My colleague Angie recently published a blog on “5 Surprising Data Trends of 2024.” The first trend was the rise of Small Data. Angie is a Virgo, so she’s all about precision and facts. And while these data insights were compelling, they made me think about how we balance all our data, the small and the big.

    As a Libra, I’m supposed to exhibit a number of personality traits: charming, sociable, harmonious. The average Libra respects balance, harmony, and justice. While I take the zodiac with a grain of salt, I admit that the concept of balance resonates with me.

    So, it’s with a sense of relief that Small Data is emerging as a trend in 2024, to level the scales that Big Data has dominated over the past few years.

    What is Small Data

    The best definition I’ve found defines small data as data that’s “small enough for human comprehension.” I like this human-centric explanation because, ultimately, we humans exist in a physical world we’ve manipulated to suit our needs. We’re, by definition, human-centric, and we often struggle with concepts that aren’t. I think this explains why there are so few Theoretical Quantum Optics professors.

    Big Data vs Small Data: Context is Key

    Big Data might show, using human movement data (mobile phone locations), that approximately 50,000 people from all over New Zealand travelled to Kingsland Auckland on 20 July 2023. But it doesn’t tell you why. Small data, on the other hand, through ticket or merchandise sales, could explain that those 50,000 people were attending the FIFA Women’s World Cup opening game at Eden Park.

    We can conclude that small data is often about providing context to big data concepts.

    The other important aspect of the definition is the term “comprehension.” As a human, even a charming, sociable, and harmonious Libra, I struggle to make sense of large datasets (it’s why I like maps). But people much smarter than me struggle to comprehend a dataset of 50+ million mobile phone records. Small Data, therefore, needs to be of a volume and format that humans understand. That’s one of the strengths of FME, particularly its ability to manipulate and transform data from various sources into a clean and easy-to-read dataset.

    Finding the Balance: Big Data, Small Data, and the Future

    In some ways, the focus on Small Data is a return to normalcy before the hype and investment in Big Data. For many people, small data is all we’ve ever known. This is especially true in New Zealand, where true Big Data datasets are few and far between. However, it isn’t quite right to think the landscape hasn’t been changed by Big Data.
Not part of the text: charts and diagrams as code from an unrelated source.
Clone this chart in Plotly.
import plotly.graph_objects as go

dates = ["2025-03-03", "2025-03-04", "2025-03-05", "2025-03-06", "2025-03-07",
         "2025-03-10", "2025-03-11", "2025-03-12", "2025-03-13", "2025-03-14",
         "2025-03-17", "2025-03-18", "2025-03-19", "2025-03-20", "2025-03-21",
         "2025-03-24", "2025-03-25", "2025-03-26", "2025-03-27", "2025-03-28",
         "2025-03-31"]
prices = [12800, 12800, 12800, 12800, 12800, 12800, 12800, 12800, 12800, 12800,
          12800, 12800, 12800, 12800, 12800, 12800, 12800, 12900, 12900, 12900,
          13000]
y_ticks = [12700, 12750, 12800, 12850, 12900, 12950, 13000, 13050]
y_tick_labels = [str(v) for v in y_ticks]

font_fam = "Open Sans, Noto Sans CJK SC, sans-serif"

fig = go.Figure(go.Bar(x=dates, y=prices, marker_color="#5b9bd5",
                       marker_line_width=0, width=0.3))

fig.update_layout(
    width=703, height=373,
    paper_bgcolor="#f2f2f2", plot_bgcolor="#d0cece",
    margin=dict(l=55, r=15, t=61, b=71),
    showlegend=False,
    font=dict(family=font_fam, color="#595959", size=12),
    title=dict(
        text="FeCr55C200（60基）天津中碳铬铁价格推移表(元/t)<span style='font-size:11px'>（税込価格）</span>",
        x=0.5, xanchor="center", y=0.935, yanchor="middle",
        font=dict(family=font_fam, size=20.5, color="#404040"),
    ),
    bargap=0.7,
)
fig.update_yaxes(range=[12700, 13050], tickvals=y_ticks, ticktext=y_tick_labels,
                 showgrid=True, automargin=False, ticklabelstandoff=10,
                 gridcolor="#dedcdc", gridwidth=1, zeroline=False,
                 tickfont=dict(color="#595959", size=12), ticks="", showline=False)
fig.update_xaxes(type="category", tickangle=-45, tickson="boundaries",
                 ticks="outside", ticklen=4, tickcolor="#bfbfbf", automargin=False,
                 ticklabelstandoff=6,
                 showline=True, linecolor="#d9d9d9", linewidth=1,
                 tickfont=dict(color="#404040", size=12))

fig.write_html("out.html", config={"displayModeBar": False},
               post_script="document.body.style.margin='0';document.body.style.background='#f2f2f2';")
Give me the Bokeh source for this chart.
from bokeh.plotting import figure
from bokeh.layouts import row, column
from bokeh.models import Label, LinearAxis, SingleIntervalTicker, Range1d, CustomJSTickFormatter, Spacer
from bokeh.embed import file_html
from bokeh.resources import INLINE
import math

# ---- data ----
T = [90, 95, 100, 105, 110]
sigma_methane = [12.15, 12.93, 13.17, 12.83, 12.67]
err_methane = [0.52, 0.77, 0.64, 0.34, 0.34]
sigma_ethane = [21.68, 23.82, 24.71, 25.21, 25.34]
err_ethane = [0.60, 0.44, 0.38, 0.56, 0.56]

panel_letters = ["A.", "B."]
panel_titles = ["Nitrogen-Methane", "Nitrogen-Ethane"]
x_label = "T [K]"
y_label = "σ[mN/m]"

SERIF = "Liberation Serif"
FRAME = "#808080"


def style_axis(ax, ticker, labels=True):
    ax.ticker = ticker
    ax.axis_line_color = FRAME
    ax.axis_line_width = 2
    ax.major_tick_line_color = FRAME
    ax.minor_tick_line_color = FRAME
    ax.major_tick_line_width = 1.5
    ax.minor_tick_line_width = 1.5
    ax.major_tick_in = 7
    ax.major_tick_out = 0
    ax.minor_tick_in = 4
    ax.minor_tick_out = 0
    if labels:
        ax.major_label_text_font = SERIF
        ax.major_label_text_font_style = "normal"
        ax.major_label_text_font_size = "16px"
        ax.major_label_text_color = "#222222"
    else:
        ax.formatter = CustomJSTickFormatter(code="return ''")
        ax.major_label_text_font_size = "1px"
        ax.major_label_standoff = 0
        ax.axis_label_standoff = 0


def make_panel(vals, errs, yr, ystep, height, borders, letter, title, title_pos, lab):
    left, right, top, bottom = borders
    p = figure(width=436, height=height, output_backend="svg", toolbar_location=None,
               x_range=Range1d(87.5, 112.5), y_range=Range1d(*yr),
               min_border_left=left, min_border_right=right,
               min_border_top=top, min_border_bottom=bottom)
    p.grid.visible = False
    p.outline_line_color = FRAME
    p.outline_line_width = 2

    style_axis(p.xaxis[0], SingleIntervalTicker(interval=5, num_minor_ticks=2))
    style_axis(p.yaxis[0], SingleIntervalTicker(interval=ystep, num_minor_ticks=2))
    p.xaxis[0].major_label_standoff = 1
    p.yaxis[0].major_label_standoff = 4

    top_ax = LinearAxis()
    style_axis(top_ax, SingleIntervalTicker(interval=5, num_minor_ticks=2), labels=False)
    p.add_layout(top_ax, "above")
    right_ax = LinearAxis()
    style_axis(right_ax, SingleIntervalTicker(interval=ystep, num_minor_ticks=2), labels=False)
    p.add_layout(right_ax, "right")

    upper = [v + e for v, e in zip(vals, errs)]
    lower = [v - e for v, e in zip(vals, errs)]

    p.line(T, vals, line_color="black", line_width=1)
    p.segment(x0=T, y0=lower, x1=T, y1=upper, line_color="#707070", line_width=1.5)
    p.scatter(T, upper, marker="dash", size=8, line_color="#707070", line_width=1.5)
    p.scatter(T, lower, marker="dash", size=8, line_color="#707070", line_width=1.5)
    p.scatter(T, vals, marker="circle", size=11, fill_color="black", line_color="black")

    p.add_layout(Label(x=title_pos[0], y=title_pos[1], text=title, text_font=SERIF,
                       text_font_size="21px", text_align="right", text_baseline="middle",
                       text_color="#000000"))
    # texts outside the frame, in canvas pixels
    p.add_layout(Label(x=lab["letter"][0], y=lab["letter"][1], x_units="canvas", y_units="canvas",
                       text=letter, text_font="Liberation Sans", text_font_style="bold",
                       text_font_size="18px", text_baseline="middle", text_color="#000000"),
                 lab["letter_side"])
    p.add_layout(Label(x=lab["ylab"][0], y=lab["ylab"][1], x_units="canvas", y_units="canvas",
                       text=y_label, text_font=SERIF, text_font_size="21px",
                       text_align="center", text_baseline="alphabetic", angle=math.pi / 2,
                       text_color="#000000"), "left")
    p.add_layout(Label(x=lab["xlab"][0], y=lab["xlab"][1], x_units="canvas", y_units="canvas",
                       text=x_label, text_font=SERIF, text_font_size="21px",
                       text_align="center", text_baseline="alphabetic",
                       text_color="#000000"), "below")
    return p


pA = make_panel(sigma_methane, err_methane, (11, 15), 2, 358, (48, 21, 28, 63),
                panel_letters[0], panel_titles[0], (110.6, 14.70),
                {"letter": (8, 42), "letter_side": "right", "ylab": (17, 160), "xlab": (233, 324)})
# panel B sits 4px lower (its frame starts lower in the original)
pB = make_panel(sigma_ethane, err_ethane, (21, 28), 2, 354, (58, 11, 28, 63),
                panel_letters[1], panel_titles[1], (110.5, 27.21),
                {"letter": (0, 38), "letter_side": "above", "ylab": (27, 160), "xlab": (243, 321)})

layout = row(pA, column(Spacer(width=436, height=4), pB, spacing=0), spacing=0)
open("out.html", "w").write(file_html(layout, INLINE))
The use of machine learning and AI has impacted how we analyse data, big or small. And what we’re seeing now is a greater demand by Big Data to add context, a context that often only small data can provide. Without it, Big Data can be difficult to action. It might show a trend or pattern, but deciding what that pattern means or how to create meaningful action from it can still be difficult to understand.

    The future of data analytics isn’t one based on big or small data. Instead, it’s about the appropriate combination of the two. Big Data provides trends, Small Data provides context, and tools like FME provide the ability to manipulate, automate, and transform data. Balance is restored, and Libras like me can sleep happy.